** Begin Data supplied **
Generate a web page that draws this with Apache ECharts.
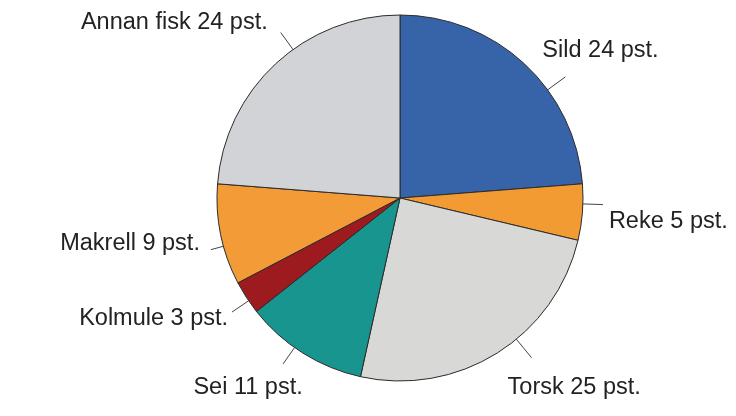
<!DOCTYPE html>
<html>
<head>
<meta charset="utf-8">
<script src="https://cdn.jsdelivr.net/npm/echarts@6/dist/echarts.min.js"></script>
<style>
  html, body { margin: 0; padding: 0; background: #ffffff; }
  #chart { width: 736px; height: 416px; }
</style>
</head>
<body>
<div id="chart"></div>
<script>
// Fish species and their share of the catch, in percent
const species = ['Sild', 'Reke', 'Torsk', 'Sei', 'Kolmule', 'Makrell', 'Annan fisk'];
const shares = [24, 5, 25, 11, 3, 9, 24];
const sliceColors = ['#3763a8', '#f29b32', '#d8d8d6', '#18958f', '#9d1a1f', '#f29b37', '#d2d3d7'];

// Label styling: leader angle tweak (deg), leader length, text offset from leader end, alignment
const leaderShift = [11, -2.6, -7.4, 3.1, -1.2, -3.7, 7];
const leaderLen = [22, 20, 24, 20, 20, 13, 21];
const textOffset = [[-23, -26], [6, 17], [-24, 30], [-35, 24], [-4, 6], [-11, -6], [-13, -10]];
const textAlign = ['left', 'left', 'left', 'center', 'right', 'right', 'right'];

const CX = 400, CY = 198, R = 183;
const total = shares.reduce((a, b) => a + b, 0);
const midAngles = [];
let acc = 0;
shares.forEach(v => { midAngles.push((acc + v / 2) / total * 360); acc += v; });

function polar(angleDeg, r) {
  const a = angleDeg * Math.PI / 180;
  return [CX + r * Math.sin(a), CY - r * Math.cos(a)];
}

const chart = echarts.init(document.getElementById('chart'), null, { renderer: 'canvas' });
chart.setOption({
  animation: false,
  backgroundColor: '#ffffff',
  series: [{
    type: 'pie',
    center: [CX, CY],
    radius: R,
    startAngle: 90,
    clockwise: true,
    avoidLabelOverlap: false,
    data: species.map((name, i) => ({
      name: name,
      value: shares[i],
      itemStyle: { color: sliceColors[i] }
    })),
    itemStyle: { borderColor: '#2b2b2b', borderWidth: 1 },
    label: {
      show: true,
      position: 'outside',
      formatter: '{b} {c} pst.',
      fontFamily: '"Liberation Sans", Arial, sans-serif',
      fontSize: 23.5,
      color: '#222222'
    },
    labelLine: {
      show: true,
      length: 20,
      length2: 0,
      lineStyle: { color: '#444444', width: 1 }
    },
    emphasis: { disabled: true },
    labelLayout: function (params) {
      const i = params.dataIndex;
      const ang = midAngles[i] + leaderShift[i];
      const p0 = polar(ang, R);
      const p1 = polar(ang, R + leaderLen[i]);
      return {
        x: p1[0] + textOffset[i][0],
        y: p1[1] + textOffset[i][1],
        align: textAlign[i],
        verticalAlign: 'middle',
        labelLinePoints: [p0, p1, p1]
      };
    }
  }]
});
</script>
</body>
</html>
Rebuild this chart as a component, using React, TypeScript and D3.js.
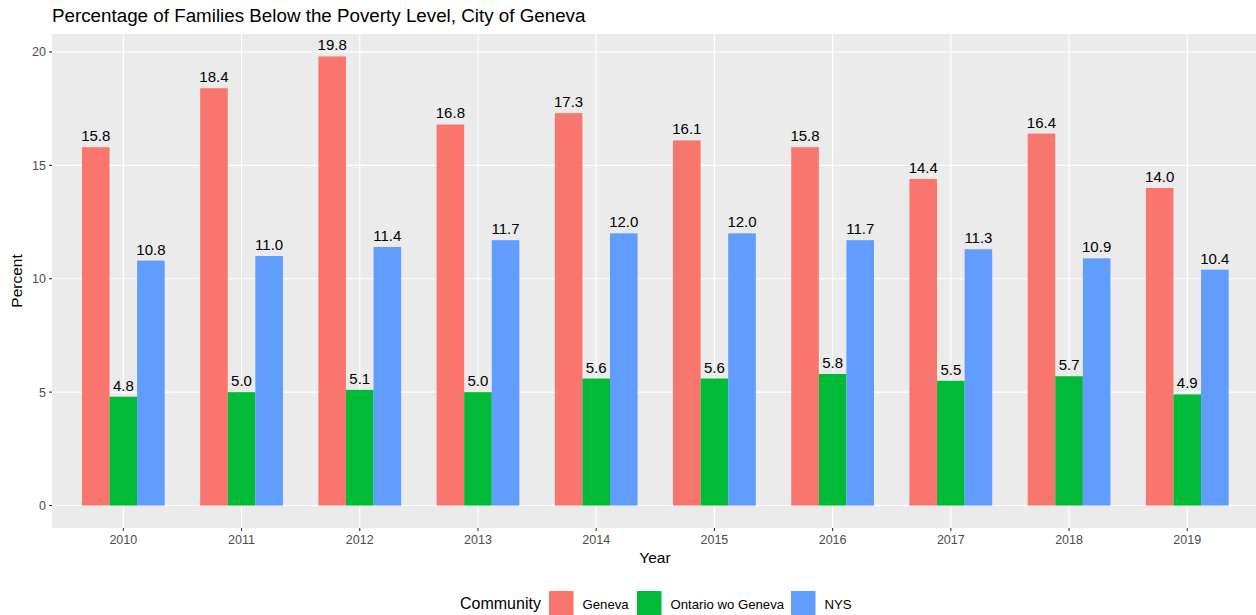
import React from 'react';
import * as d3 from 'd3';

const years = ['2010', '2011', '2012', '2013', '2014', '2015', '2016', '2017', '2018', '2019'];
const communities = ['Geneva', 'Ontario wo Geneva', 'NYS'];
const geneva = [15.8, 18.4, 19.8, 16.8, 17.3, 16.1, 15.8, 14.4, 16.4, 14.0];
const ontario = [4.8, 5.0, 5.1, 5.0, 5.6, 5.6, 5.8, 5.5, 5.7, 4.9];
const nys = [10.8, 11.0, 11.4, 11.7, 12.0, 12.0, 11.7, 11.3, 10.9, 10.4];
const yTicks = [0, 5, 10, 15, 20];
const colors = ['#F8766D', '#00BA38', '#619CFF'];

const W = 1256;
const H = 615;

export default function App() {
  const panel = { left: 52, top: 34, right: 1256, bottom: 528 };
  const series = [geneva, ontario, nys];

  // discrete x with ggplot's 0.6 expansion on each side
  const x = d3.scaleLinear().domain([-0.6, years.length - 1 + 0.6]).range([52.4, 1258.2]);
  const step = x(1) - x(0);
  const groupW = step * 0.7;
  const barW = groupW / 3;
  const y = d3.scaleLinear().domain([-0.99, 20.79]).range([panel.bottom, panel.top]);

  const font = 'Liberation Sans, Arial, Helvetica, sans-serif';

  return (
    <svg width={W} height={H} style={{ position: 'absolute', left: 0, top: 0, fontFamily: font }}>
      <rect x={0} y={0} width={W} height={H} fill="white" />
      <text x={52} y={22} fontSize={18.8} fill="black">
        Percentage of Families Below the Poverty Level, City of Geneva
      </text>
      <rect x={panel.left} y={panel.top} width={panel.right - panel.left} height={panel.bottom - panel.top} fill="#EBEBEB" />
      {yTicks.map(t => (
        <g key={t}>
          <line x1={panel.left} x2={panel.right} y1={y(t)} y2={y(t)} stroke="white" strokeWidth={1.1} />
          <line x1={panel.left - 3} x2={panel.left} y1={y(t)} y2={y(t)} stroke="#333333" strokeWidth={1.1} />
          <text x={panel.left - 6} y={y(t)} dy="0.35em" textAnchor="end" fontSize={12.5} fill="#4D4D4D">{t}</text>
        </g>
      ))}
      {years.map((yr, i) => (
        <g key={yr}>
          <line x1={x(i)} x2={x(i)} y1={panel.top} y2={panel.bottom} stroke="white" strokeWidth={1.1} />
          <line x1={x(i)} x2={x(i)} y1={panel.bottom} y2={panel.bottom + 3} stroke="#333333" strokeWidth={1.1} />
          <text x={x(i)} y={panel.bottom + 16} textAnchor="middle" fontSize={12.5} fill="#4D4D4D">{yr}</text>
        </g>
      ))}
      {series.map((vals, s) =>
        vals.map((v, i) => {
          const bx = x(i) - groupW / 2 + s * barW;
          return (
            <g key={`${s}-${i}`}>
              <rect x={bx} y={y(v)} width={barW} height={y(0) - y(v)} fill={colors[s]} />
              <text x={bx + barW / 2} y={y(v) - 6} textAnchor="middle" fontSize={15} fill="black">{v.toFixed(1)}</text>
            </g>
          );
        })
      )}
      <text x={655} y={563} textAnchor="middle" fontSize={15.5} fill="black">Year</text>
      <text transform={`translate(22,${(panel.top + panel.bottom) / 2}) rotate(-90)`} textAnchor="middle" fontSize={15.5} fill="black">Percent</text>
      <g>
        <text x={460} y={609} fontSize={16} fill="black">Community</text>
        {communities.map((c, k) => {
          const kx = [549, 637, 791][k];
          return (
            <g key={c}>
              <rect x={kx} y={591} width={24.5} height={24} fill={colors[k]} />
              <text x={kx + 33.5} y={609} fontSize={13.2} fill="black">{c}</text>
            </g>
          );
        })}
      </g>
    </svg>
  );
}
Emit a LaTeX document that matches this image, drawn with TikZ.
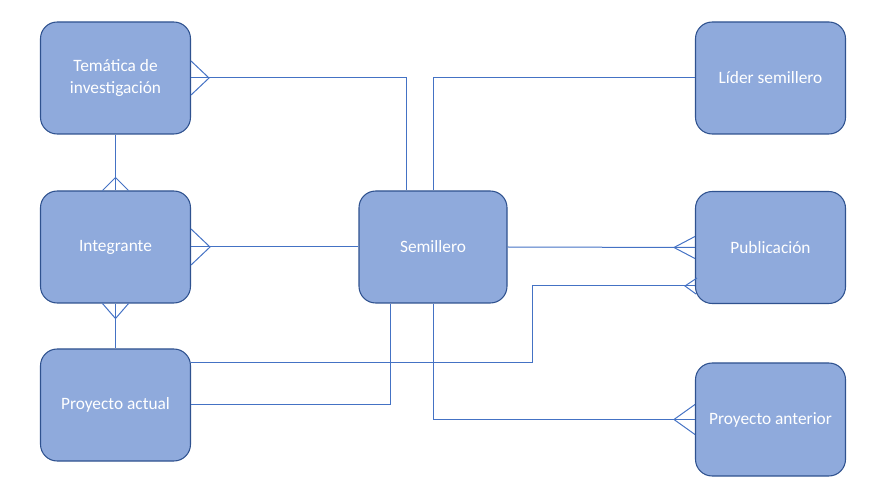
** End Data supplied **
== Problem details ==
Give an exact copy of the material, leaving out every picture.

== Expected output ==
Generate a web page that draws this with Apache ECharts.
<!DOCTYPE html>
<html>
<head>
<meta charset="utf-8">
<script src="https://cdn.jsdelivr.net/npm/echarts@6/dist/echarts.min.js"></script>
<style>
  html, body { margin: 0; padding: 0; background: #ffffff; }
  #chart { width: 736px; height: 416px; }
</style>
</head>
<body>
<div id="chart"></div>
<script>
// Fish species and their share of the catch, in percent
const species = ['Sild', 'Reke', 'Torsk', 'Sei', 'Kolmule', 'Makrell', 'Annan fisk'];
const shares = [24, 5, 25, 11, 3, 9, 24];
const sliceColors = ['#3763a8', '#f29b32', '#d8d8d6', '#18958f', '#9d1a1f', '#f29b37', '#d2d3d7'];

// Label styling: leader angle tweak (deg), leader length, text offset from leader end, alignment
const leaderShift = [11, -2.6, -7.4, 3.1, -1.2, -3.7, 7];
const leaderLen = [22, 20, 24, 20, 20, 13, 21];
const textOffset = [[-23, -26], [6, 17], [-24, 30], [-35, 24], [-4, 6], [-11, -6], [-13, -10]];
const textAlign = ['left', 'left', 'left', 'center', 'right', 'right', 'right'];

const CX = 400, CY = 198, R = 183;
const total = shares.reduce((a, b) => a + b, 0);
const midAngles = [];
let acc = 0;
shares.forEach(v => { midAngles.push((acc + v / 2) / total * 360); acc += v; });

function polar(angleDeg, r) {
  const a = angleDeg * Math.PI / 180;
  return [CX + r * Math.sin(a), CY - r * Math.cos(a)];
}

const chart = echarts.init(document.getElementById('chart'), null, { renderer: 'canvas' });
chart.setOption({
  animation: false,
  backgroundColor: '#ffffff',
  series: [{
    type: 'pie',
    center: [CX, CY],
    radius: R,
    startAngle: 90,
    clockwise: true,
    avoidLabelOverlap: false,
    data: species.map((name, i) => ({
      name: name,
      value: shares[i],
      itemStyle: { color: sliceColors[i] }
    })),
    itemStyle: { borderColor: '#2b2b2b', borderWidth: 1 },
    label: {
      show: true,
      position: 'outside',
      formatter: '{b} {c} pst.',
      fontFamily: '"Liberation Sans", Arial, sans-serif',
      fontSize: 23.5,
      color: '#222222'
    },
    labelLine: {
      show: true,
      length: 20,
      length2: 0,
      lineStyle: { color: '#444444', width: 1 }
    },
    emphasis: { disabled: true },
    labelLayout: function (params) {
      const i = params.dataIndex;
      const ang = midAngles[i] + leaderShift[i];
      const p0 = polar(ang, R);
      const p1 = polar(ang, R + leaderLen[i]);
      return {
        x: p1[0] + textOffset[i][0],
        y: p1[1] + textOffset[i][1],
        align: textAlign[i],
        verticalAlign: 'middle',
        labelLinePoints: [p0, p1, p1]
      };
    }
  }]
});
</script>
</body>
</html>
Rebuild this chart as a component, using React, TypeScript and D3.js.
import React from 'react';
import * as d3 from 'd3';

const years = ['2010', '2011', '2012', '2013', '2014', '2015', '2016', '2017', '2018', '2019'];
const communities = ['Geneva', 'Ontario wo Geneva', 'NYS'];
const geneva = [15.8, 18.4, 19.8, 16.8, 17.3, 16.1, 15.8, 14.4, 16.4, 14.0];
const ontario = [4.8, 5.0, 5.1, 5.0, 5.6, 5.6, 5.8, 5.5, 5.7, 4.9];
const nys = [10.8, 11.0, 11.4, 11.7, 12.0, 12.0, 11.7, 11.3, 10.9, 10.4];
const yTicks = [0, 5, 10, 15, 20];
const colors = ['#F8766D', '#00BA38', '#619CFF'];

const W = 1256;
const H = 615;

export default function App() {
  const panel = { left: 52, top: 34, right: 1256, bottom: 528 };
  const series = [geneva, ontario, nys];

  // discrete x with ggplot's 0.6 expansion on each side
  const x = d3.scaleLinear().domain([-0.6, years.length - 1 + 0.6]).range([52.4, 1258.2]);
  const step = x(1) - x(0);
  const groupW = step * 0.7;
  const barW = groupW / 3;
  const y = d3.scaleLinear().domain([-0.99, 20.79]).range([panel.bottom, panel.top]);

  const font = 'Liberation Sans, Arial, Helvetica, sans-serif';

  return (
    <svg width={W} height={H} style={{ position: 'absolute', left: 0, top: 0, fontFamily: font }}>
      <rect x={0} y={0} width={W} height={H} fill="white" />
      <text x={52} y={22} fontSize={18.8} fill="black">
        Percentage of Families Below the Poverty Level, City of Geneva
      </text>
      <rect x={panel.left} y={panel.top} width={panel.right - panel.left} height={panel.bottom - panel.top} fill="#EBEBEB" />
      {yTicks.map(t => (
        <g key={t}>
          <line x1={panel.left} x2={panel.right} y1={y(t)} y2={y(t)} stroke="white" strokeWidth={1.1} />
          <line x1={panel.left - 3} x2={panel.left} y1={y(t)} y2={y(t)} stroke="#333333" strokeWidth={1.1} />
          <text x={panel.left - 6} y={y(t)} dy="0.35em" textAnchor="end" fontSize={12.5} fill="#4D4D4D">{t}</text>
        </g>
      ))}
      {years.map((yr, i) => (
        <g key={yr}>
          <line x1={x(i)} x2={x(i)} y1={panel.top} y2={panel.bottom} stroke="white" strokeWidth={1.1} />
          <line x1={x(i)} x2={x(i)} y1={panel.bottom} y2={panel.bottom + 3} stroke="#333333" strokeWidth={1.1} />
          <text x={x(i)} y={panel.bottom + 16} textAnchor="middle" fontSize={12.5} fill="#4D4D4D">{yr}</text>
        </g>
      ))}
      {series.map((vals, s) =>
        vals.map((v, i) => {
          const bx = x(i) - groupW / 2 + s * barW;
          return (
            <g key={`${s}-${i}`}>
              <rect x={bx} y={y(v)} width={barW} height={y(0) - y(v)} fill={colors[s]} />
              <text x={bx + barW / 2} y={y(v) - 6} textAnchor="middle" fontSize={15} fill="black">{v.toFixed(1)}</text>
            </g>
          );
        })
      )}
      <text x={655} y={563} textAnchor="middle" fontSize={15.5} fill="black">Year</text>
      <text transform={`translate(22,${(panel.top + panel.bottom) / 2}) rotate(-90)`} textAnchor="middle" fontSize={15.5} fill="black">Percent</text>
      <g>
        <text x={460} y={609} fontSize={16} fill="black">Community</text>
        {communities.map((c, k) => {
          const kx = [549, 637, 791][k];
          return (
            <g key={c}>
              <rect x={kx} y={591} width={24.5} height={24} fill={colors[k]} />
              <text x={kx + 33.5} y={609} fontSize={13.2} fill="black">{c}</text>
            </g>
          );
        })}
      </g>
    </svg>
  );
}
Emit a LaTeX document that matches this image, drawn with TikZ.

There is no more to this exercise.